Work instructions: Retype only what runs from the first line of the records to the line with "const axisColor = '#222';", inclusive, and no pictures.

** Start Material shown **

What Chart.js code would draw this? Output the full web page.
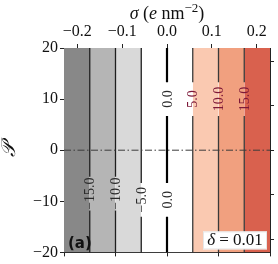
<!DOCTYPE html>
<html>
<head>
<meta charset="utf-8">
<script src="https://cdn.jsdelivr.net/npm/chart.js@4.4.1/dist/chart.umd.min.js"></script>
<style>
  html, body { margin: 0; padding: 0; background: #fff; }
</style>
</head>
<body>
<canvas id="chart" width="278" height="264"></canvas>
<script>
// contour bands in the hidden bottom-axis units, sigma on the top axis
const bandEdges = [-20, -15, -10, -5, 0, 5, 10, 15, 20];
const levels = [-15, -10, -5, 0, 5, 10, 15];
const labelLevels = [-15, -10, -5, 0, 0, 5, 10, 15];
const labelP = [-8.5, -8.5, -9.7, -9.7, 10, 10, 10, 10];
const bottomTicks = [-20, -10, 0, 10, 20];
const sigmaTicks = [-0.2, -0.1, 0.0, 0.1, 0.2];
const sigmaRange = [-0.2296, 0.2296];
const pTicks = [-20, -10, 0, 10, 20];
const pRange = [-20, 20];
const refP = 0;
const deltaValue = '0.01';

const bandColors = ['#888888', '#b5b5b5', '#d9d9d9', '#ffffff', '#ffffff', '#fac9b1', '#f1a07f', '#d9614e'];
const gap = 3.3;
const serif = '"Liberation Serif", "DejaVu Serif", serif';
const axisColor = '#222';

const minus = v => (v < -1e-9 ? '\u2212' : '') + Math.abs(v);
const fmt = (v, d) => (v < -1e-9 ? '\u2212' : '') + Math.abs(v).toFixed(d);

const bandSets = bandColors.map((c, i) => ({
    data: [{ x: bandEdges[i], y: pRange[1] }, { x: bandEdges[i + 1], y: pRange[1] }],
    fill: 'start',
    backgroundColor: c,
    borderWidth: 0,
    pointRadius: 0,
    order: 3
}));

const lineSets = levels.map(v => {
    const pts = [{ x: v, y: pRange[0] }];
    labelP.forEach((p, i) => {
        if (labelLevels[i] === v) {
            pts.push({ x: v, y: p - gap }, { x: v, y: null }, { x: v, y: p + gap });
        }
    });
    pts.push({ x: v, y: pRange[1] });
    return {
        data: pts,
        borderColor: v === 0 ? '#000' : (v > 0 ? '#3a3a3a' : '#1e1e1e'),
        borderWidth: v === 0 ? 2.2 : 1.3,
        pointRadius: 0,
        fill: false,
        spanGaps: false,
        order: 1
    };
});

const refSet = {
    data: [{ x: bandEdges[0], y: refP }, { x: bandEdges[bandEdges.length - 1], y: refP }],
    borderColor: '#3c3c3c',
    borderWidth: 1,
    borderDash: [7, 2.5, 1.5, 2.5],
    pointRadius: 0,
    fill: false,
    order: 0
};

const setTicks = list => s => { s.ticks = list.map(v => ({ value: v })); };
const gridOpts = { drawOnChartArea: false, drawTicks: true, tickLength: 4, color: axisColor, lineWidth: 1 };
const borderOpts = { display: true, color: axisColor, width: 1 };

const contourLabels = {
    id: 'contourLabels',
    afterDatasetsDraw(chart) {
        const { ctx } = chart;
        const xs = chart.scales.x, ys = chart.scales.y;
        ctx.save();
        ctx.font = '14px ' + serif;
        ctx.textAlign = 'center';
        ctx.textBaseline = 'middle';
        labelLevels.forEach((v, i) => {
            ctx.save();
            ctx.translate(xs.getPixelForValue(v), ys.getPixelForValue(labelP[i]));
            ctx.rotate(-Math.PI / 2);
            ctx.fillStyle = v > 0 ? '#7d1838' : '#2a2a2a';
            ctx.fillText(fmt(v, 1), 0, 1);
            ctx.restore();
        });
        ctx.restore();
    }
};

const annotations = {
    id: 'annotations',
    afterDraw(chart) {
        const { ctx, chartArea: a } = chart;
        ctx.save();

        // top axis title: sigma (e nm^-2)
        const parts = [
            ['σ', 'italic 18px '],
            [' (', '18px '],
            ['e', 'italic 18px '],
            [' nm', '18px '],
            ['\u22122', '13px '],
            [')', '18px ']
        ];
        let w = 0;
        parts.forEach(p => { ctx.font = p[1] + serif; w += ctx.measureText(p[0]).width; });
        let x = (a.left + a.right) / 2 - w / 2;
        ctx.fillStyle = '#111';
        ctx.textBaseline = 'alphabetic';
        ctx.textAlign = 'left';
        parts.forEach((p, i) => {
            ctx.font = p[1] + serif;
            ctx.fillText(p[0], x, i === 4 ? 12 : 19);
            x += ctx.measureText(p[0]).width;
        });

        // y axis label
        ctx.save();
        ctx.translate(15, (a.top + a.bottom) / 2);
        ctx.rotate(-Math.PI / 2);
        ctx.textAlign = 'center';
        ctx.font = 'italic 20px "DejaVu Sans", serif';
        ctx.fillText('𝒫', 0, 0);
        ctx.restore();

        // panel tag
        ctx.font = 'bold 15px "DejaVu Sans", sans-serif';
        ctx.fillStyle = '#111';
        ctx.fillText('(a)', a.left + 4, a.bottom - 4);

        // delta box
        const bw = 64, bh = 18;
        const bx = a.right - 3 - bw, by = a.bottom - 3 - bh;
        ctx.fillStyle = '#fff';
        ctx.fillRect(bx, by, bw, bh);
        ctx.strokeStyle = '#e6e6e6';
        ctx.lineWidth = 1;
        ctx.strokeRect(bx + 0.5, by + 0.5, bw - 1, bh - 1);
        ctx.fillStyle = '#111';
        const t1 = 'δ', t2 = ' = ' + deltaValue;
        ctx.font = 'italic 17px ' + serif;
        const w1 = ctx.measureText(t1).width;
        ctx.font = '17px ' + serif;
        const w2 = ctx.measureText(t2).width;
        let tx = bx + (bw - w1 - w2) / 2;
        ctx.font = 'italic 17px ' + serif;
        ctx.fillText(t1, tx, by + bh - 4);
        ctx.font = '17px ' + serif;
        ctx.fillText(t2, tx + w1, by + bh - 4);

        ctx.restore();
    }
};

new Chart(document.getElementById('chart'), {
    type: 'line',
    data: { datasets: [refSet, ...lineSets, ...bandSets] },
    plugins: [contourLabels, annotations],
    options: {
        responsive: false,
        animation: false,
        layout: { padding: 0 },
        plugins: { legend: { display: false }, tooltip: { enabled: false } },
        scales: {
            x: {
                type: 'linear', position: 'bottom', min: bandEdges[0], max: bandEdges[bandEdges.length - 1],
                afterBuildTicks: setTicks(bottomTicks),
                afterFit: s => { s.height = 9; },
                ticks: { display: false },
                grid: gridOpts, border: borderOpts
            },
            xTop: {
                type: 'linear', position: 'top', min: sigmaRange[0], max: sigmaRange[1],
                afterBuildTicks: setTicks(sigmaTicks),
                afterFit: s => { s.height = 48; },
                ticks: { autoSkip: false, maxRotation: 0, padding: 3, color: '#111', font: { family: serif, size: 16 }, callback: v => fmt(v, 1) },
                grid: gridOpts, border: borderOpts
            },
            y: {
                type: 'linear', position: 'left', min: pRange[0], max: pRange[1],
                afterBuildTicks: setTicks(pTicks),
                afterFit: s => { s.width = 64; },
                ticks: { autoSkip: false, padding: 2, color: '#111', font: { family: serif, size: 16 }, callback: v => minus(v) },
                grid: gridOpts, border: borderOpts
            },
            yR: {
                type: 'linear', position: 'right', min: sigmaRange[0], max: sigmaRange[1],
                afterBuildTicks: setTicks(sigmaTicks),
                afterFit: s => { s.width = 8; },
                ticks: { display: false, color: 'rgba(0,0,0,0)' },
                grid: gridOpts, border: borderOpts
            }
        }
    }
});
</script>
</body>
</html>
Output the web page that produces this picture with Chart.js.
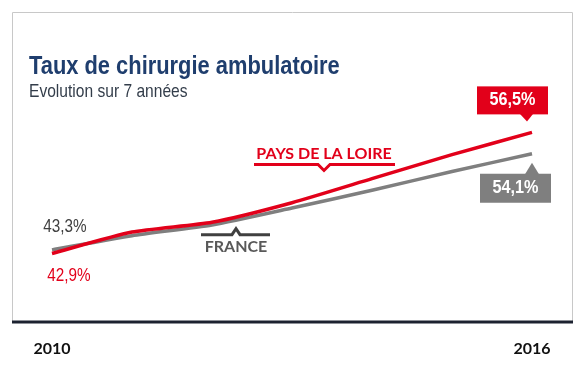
<!DOCTYPE html>
<html>
<head>
<meta charset="utf-8">
<script src="https://cdn.jsdelivr.net/npm/chart.js@4"></script>
<style>
  html, body { margin: 0; padding: 0; background: #fff; }
  #wrap { width: 587px; height: 366px; }
</style>
</head>
<body>
<div id="wrap"><canvas id="lines" width="587" height="366"></canvas></div>
<script>
// annees et taux (%)
const years = ['2010', '2011', '2012', '2013', '2014', '2015', '2016'];
const paysDeLaLoire = [42.9, 45.3, 46.4, 48.6, 51.3, 54.0, 56.5];
const france = [43.3, 44.9, 46.1, 48.0, 50.0, 52.1, 54.1];
const shownYears = ['2010', '2016'];

const RED = '#e2001a';
const GREY = '#7f7f7f';
const NARROW = '"Liberation Sans Narrow", "Liberation Sans", Arial, sans-serif';
const BOLDFONT = 'Lato, "Open Sans", sans-serif';

function fmt(v) {
    return v.toFixed(1).replace('.', ',') + '%';
}

// texte "condense" : pas de police etroite installee, on resserre a la main
function narrowText(ctx, text, x, y, sx) {
    ctx.save();
    ctx.translate(x, y);
    ctx.scale(sx, 1);
    ctx.fillText(text, 0, 0);
    ctx.restore();
}

// cadre, titres et etiquettes
const decor = {
    id: 'decor',
    beforeDraw(chart) {
        const ctx = chart.ctx;
        const area = chart.chartArea;
        ctx.save();
        ctx.strokeStyle = '#c8c8c8';
        ctx.lineWidth = 1;
        ctx.beginPath();
        ctx.moveTo(12.5, area.bottom);
        ctx.lineTo(12.5, 12.5);
        ctx.lineTo(572.5, 12.5);
        ctx.lineTo(572.5, area.bottom);
        ctx.stroke();

        ctx.textBaseline = 'alphabetic';
        ctx.fillStyle = '#1f3e6e';
        ctx.font = 'bold 25px ' + NARROW;
        narrowText(ctx, 'Taux de chirurgie ambulatoire', 29, 74, 0.875);
        ctx.fillStyle = '#333d4a';
        ctx.font = '19px ' + NARROW;
        narrowText(ctx, 'Evolution sur 7 ann\u00e9es', 29, 97, 0.82);
        ctx.restore();
    },
    afterDatasetsDraw(chart) {
        const ctx = chart.ctx;
        const area = chart.chartArea;
        const x = chart.scales.x;
        const y = chart.scales.y;
        const last = years.length - 1;
        ctx.save();

        // axe du bas
        ctx.strokeStyle = '#1c2230';
        ctx.lineWidth = 3;
        ctx.beginPath();
        ctx.moveTo(12, area.bottom);
        ctx.lineTo(573, area.bottom);
        ctx.stroke();

        ctx.textAlign = 'center';
        ctx.textBaseline = 'middle';

        // valeurs de depart
        const x0 = x.getPixelForValue(0);
        ctx.font = '18px ' + NARROW;
        ctx.fillStyle = '#404040';
        narrowText(ctx, fmt(france[0]), x0 + 13, y.getPixelForValue(france[0]) - 23, 0.85);
        ctx.fillStyle = RED;
        narrowText(ctx, fmt(paysDeLaLoire[0]), x0 + 17, y.getPixelForValue(paysDeLaLoire[0]) + 23, 0.85);

        // bulle rouge 2016
        const xe = x.getPixelForValue(last);
        let py = y.getPixelForValue(paysDeLaLoire[last]);
        ctx.fillStyle = RED;
        ctx.fillRect(xe - 55, py - 46, 71, 28);
        ctx.beginPath();
        ctx.moveTo(xe - 12, py - 18.5);
        ctx.lineTo(xe + 1, py - 18.5);
        ctx.lineTo(xe - 5, py - 11);
        ctx.closePath();
        ctx.fill();
        ctx.fillStyle = '#fff';
        ctx.font = 'bold 18px ' + NARROW;
        narrowText(ctx, fmt(paysDeLaLoire[last]), xe - 19.5, py - 32, 0.9);

        // bulle grise 2016
        py = y.getPixelForValue(france[last]);
        ctx.fillStyle = GREY;
        ctx.fillRect(xe - 52, py + 20, 71, 29);
        ctx.beginPath();
        ctx.moveTo(xe - 7, py + 20.5);
        ctx.lineTo(xe + 7, py + 20.5);
        ctx.lineTo(xe, py + 9);
        ctx.closePath();
        ctx.fill();
        ctx.fillStyle = '#fff';
        narrowText(ctx, fmt(france[last]), xe - 16.5, py + 34.5, 0.9);

        // PAYS DE LA LOIRE
        const step = x.getPixelForValue(1) - x.getPixelForValue(0);
        let cx = x.getPixelForValue(3) + 0.4 * step;
        let cy = y.getPixelForValue(52.0);
        ctx.strokeStyle = RED;
        ctx.lineWidth = 3;
        ctx.beginPath();
        ctx.moveTo(cx - 70, cy - 8);
        ctx.lineTo(cx - 6, cy - 8);
        ctx.lineTo(cx, cy - 2);
        ctx.lineTo(cx + 6, cy - 8);
        ctx.lineTo(cx + 71, cy - 8);
        ctx.stroke();
        ctx.fillStyle = RED;
        ctx.font = 'bold 16px ' + BOLDFONT;
        ctx.fillText('PAYS DE LA LOIRE', cx, cy - 19);

        // FRANCE
        cx = x.getPixelForValue(2) + 0.3 * step;
        cy = y.getPixelForValue(45.8);
        ctx.strokeStyle = '#404040';
        ctx.beginPath();
        ctx.moveTo(cx - 35, cy + 7);
        ctx.lineTo(cx - 4, cy + 7);
        ctx.lineTo(cx, cy + 1);
        ctx.lineTo(cx + 4, cy + 7);
        ctx.lineTo(cx + 34, cy + 7);
        ctx.stroke();
        ctx.fillStyle = '#595959';
        ctx.fillText('FRANCE', cx, cy + 19);

        ctx.restore();
    }
};

const ctx = document.getElementById('lines').getContext('2d');
const lines = new Chart(ctx, {
    type: 'line',
    data: {
        labels: years,
        datasets: [{
            label: 'Pays de la Loire',
            data: paysDeLaLoire,
            borderColor: RED,
            borderWidth: 3.5,
            pointRadius: 0,
            tension: 0.2
        },
        {
            label: 'France',
            data: france,
            borderColor: GREY,
            borderWidth: 3.5,
            pointRadius: 0,
            tension: 0.2
        }]
    },
    options: {
        responsive: false,
        animation: false,
        layout: {
            padding: { left: 52, right: 55, top: 30, bottom: 0 }
        },
        plugins: {
            legend: { display: false },
            tooltip: { enabled: false }
        },
        scales: {
            x: {
                offset: false,
                grid: { display: false, drawTicks: false },
                border: { display: false },
                afterFit: function(scale) { scale.height = 44; },
                ticks: {
                    autoSkip: false,
                    maxRotation: 0,
                    padding: 17,
                    color: '#111',
                    font: { family: BOLDFONT, size: 16, weight: 'bold' },
                    callback: function(value) {
                        const lab = this.getLabelForValue(value);
                        return shownYears.includes(lab) ? lab : '';
                    }
                }
            },
            y: {
                display: false,
                min: 35.2,
                max: 68
            }
        }
    },
    plugins: [decor]
});
</script>
</body>
</html>
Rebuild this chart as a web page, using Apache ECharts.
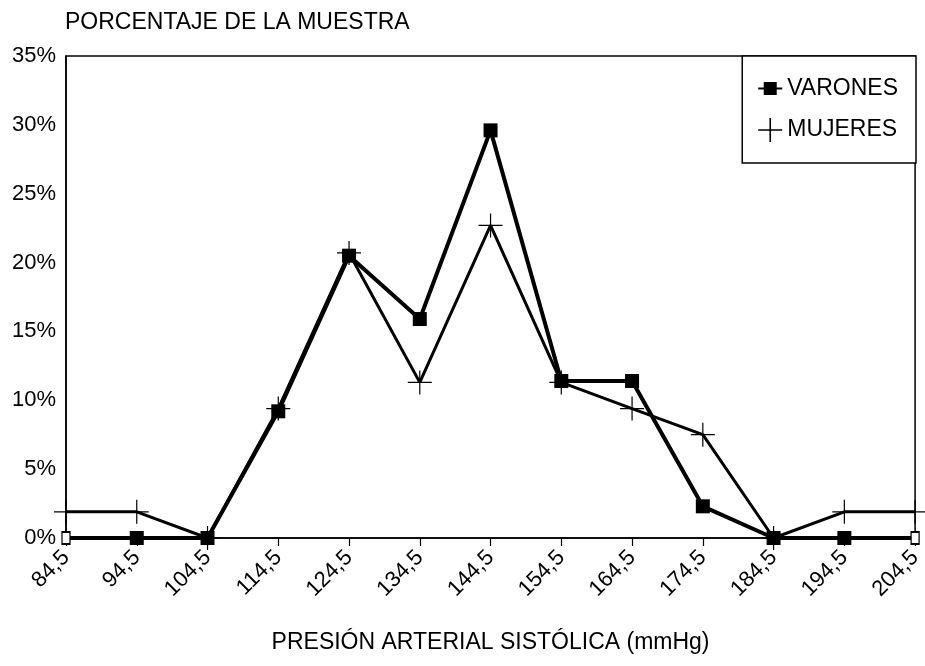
<!DOCTYPE html>
<html>
<head>
<meta charset="utf-8">
<title>Presión arterial sistólica</title>
<script src="https://cdn.jsdelivr.net/npm/echarts@6/dist/echarts.min.js"></script>
<style>
  html, body { margin: 0; padding: 0; background: #fff; }
  #chart { width: 925px; height: 666px; }
</style>
</head>
<body>
<div id="chart"></div>
<script>
// categorías del eje X (mmHg)
const categories = ['84,5', '94,5', '104,5', '114,5', '124,5', '134,5', '144,5',
  '154,5', '164,5', '174,5', '184,5', '194,5', '204,5']
// porcentaje de la muestra
const varones = [0, 0, 0, 9.2, 20.5, 15.9, 29.6, 11.4, 11.4, 2.3, 0, 0, 0]
const mujeres = [1.9, 1.9, 0, 9.4, 20.7, 11.3, 22.7, 11.3, 9.4, 7.5, 0, 1.9, 1.9]
const seriesNames = ['VARONES', 'MUJERES']

const FONT = '"Liberation Sans", Arial, sans-serif'
const PLUS = 'path://M0,11.4H24V12.6H0Z M11.4,0H12.6V24H11.4Z'
const PLUS_ICON = 'path://M0,8.4H18V9.6H0Z M8.4,0H9.6V18H8.4Z'
const SQUARE_ICON = 'path://M0,5.6H24V7.4H0Z M5.5,0H18.5V13H5.5Z'

// los extremos de VARONES aparecen como cuadrados huecos
const varonesData = varones.map((v, i) => {
  if (i === 0 || i === varones.length - 1) {
    return { value: v, symbolSize: [8, 12], itemStyle: { color: '#fff', borderColor: '#000', borderWidth: 1.5 } }
  }
  return v
})

const chart = echarts.init(document.getElementById('chart'))
chart.setOption({
  animation: false,
  backgroundColor: '#fff',
  textStyle: { fontFamily: FONT, color: '#000' },
  title: {
    text: 'PORCENTAJE DE LA MUESTRA',
    left: 60,
    top: 6,
    textStyle: { fontFamily: FONT, fontSize: 23, fontWeight: 'normal', color: '#000' }
  },
  grid: {
    left: 66,
    right: 9,
    top: 56,
    bottom: 128,
    show: true,
    borderColor: '#000',
    borderWidth: 1.5
  },
  legend: {
    orient: 'vertical',
    right: 9,
    top: 56,
    backgroundColor: '#fff',
    borderColor: '#000',
    borderWidth: 1.5,
    borderRadius: 0,
    padding: [21, 18, 21, 16],
    itemGap: 18,
    itemWidth: 24,
    itemHeight: 24,
    textStyle: { fontFamily: FONT, fontSize: 23, color: '#000' },
    data: [
      { name: seriesNames[0], icon: SQUARE_ICON, itemStyle: { color: '#000' } },
      { name: seriesNames[1], icon: PLUS_ICON, itemStyle: { color: '#000' } }
    ]
  },
  xAxis: {
    type: 'category',
    data: categories,
    boundaryGap: false,
    name: 'PRESIÓN ARTERIAL SISTÓLICA (mmHg)',
    nameLocation: 'middle',
    nameGap: 93,
    nameTextStyle: { fontFamily: FONT, fontSize: 23, color: '#000' },
    axisLine: { lineStyle: { color: '#000', width: 1.5 } },
    axisTick: { show: true, length: 8, lineStyle: { color: '#000', width: 1.2 } },
    axisLabel: { rotate: 45, margin: 16, fontFamily: FONT, fontSize: 22, color: '#000' },
    splitLine: { show: false }
  },
  yAxis: {
    type: 'value',
    min: 0,
    max: 35,
    interval: 5,
    axisLine: { show: true, lineStyle: { color: '#000', width: 1.5 } },
    axisTick: { show: false },
    axisLabel: { formatter: '{value}%', margin: 10, fontFamily: FONT, fontSize: 22, color: '#000' },
    splitLine: { show: false }
  },
  series: [
    {
      name: seriesNames[0],
      type: 'line',
      data: varonesData,
      symbol: 'rect',
      symbolSize: 14,
      showAllSymbol: true,
      clip: false,
      itemStyle: { color: '#000' },
      lineStyle: { color: '#000', width: 4 },
      z: 3
    },
    {
      name: seriesNames[1],
      type: 'line',
      data: mujeres,
      symbol: PLUS,
      symbolSize: 24,
      showAllSymbol: true,
      clip: false,
      itemStyle: { color: '#000' },
      lineStyle: { color: '#000', width: 3 },
      z: 4
    }
  ]
})
</script>
</body>
</html>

** End Material shown **

Final result:
What Chart.js code would draw this? Output the full web page.
<!DOCTYPE html>
<html>
<head>
<meta charset="utf-8">
<script src="https://cdn.jsdelivr.net/npm/chart.js@4.4.1/dist/chart.umd.min.js"></script>
<style>
  html, body { margin: 0; padding: 0; background: #fff; }
</style>
</head>
<body>
<canvas id="chart" width="278" height="264"></canvas>
<script>
// contour bands in the hidden bottom-axis units, sigma on the top axis
const bandEdges = [-20, -15, -10, -5, 0, 5, 10, 15, 20];
const levels = [-15, -10, -5, 0, 5, 10, 15];
const labelLevels = [-15, -10, -5, 0, 0, 5, 10, 15];
const labelP = [-8.5, -8.5, -9.7, -9.7, 10, 10, 10, 10];
const bottomTicks = [-20, -10, 0, 10, 20];
const sigmaTicks = [-0.2, -0.1, 0.0, 0.1, 0.2];
const sigmaRange = [-0.2296, 0.2296];
const pTicks = [-20, -10, 0, 10, 20];
const pRange = [-20, 20];
const refP = 0;
const deltaValue = '0.01';

const bandColors = ['#888888', '#b5b5b5', '#d9d9d9', '#ffffff', '#ffffff', '#fac9b1', '#f1a07f', '#d9614e'];
const gap = 3.3;
const serif = '"Liberation Serif", "DejaVu Serif", serif';
const axisColor = '#222';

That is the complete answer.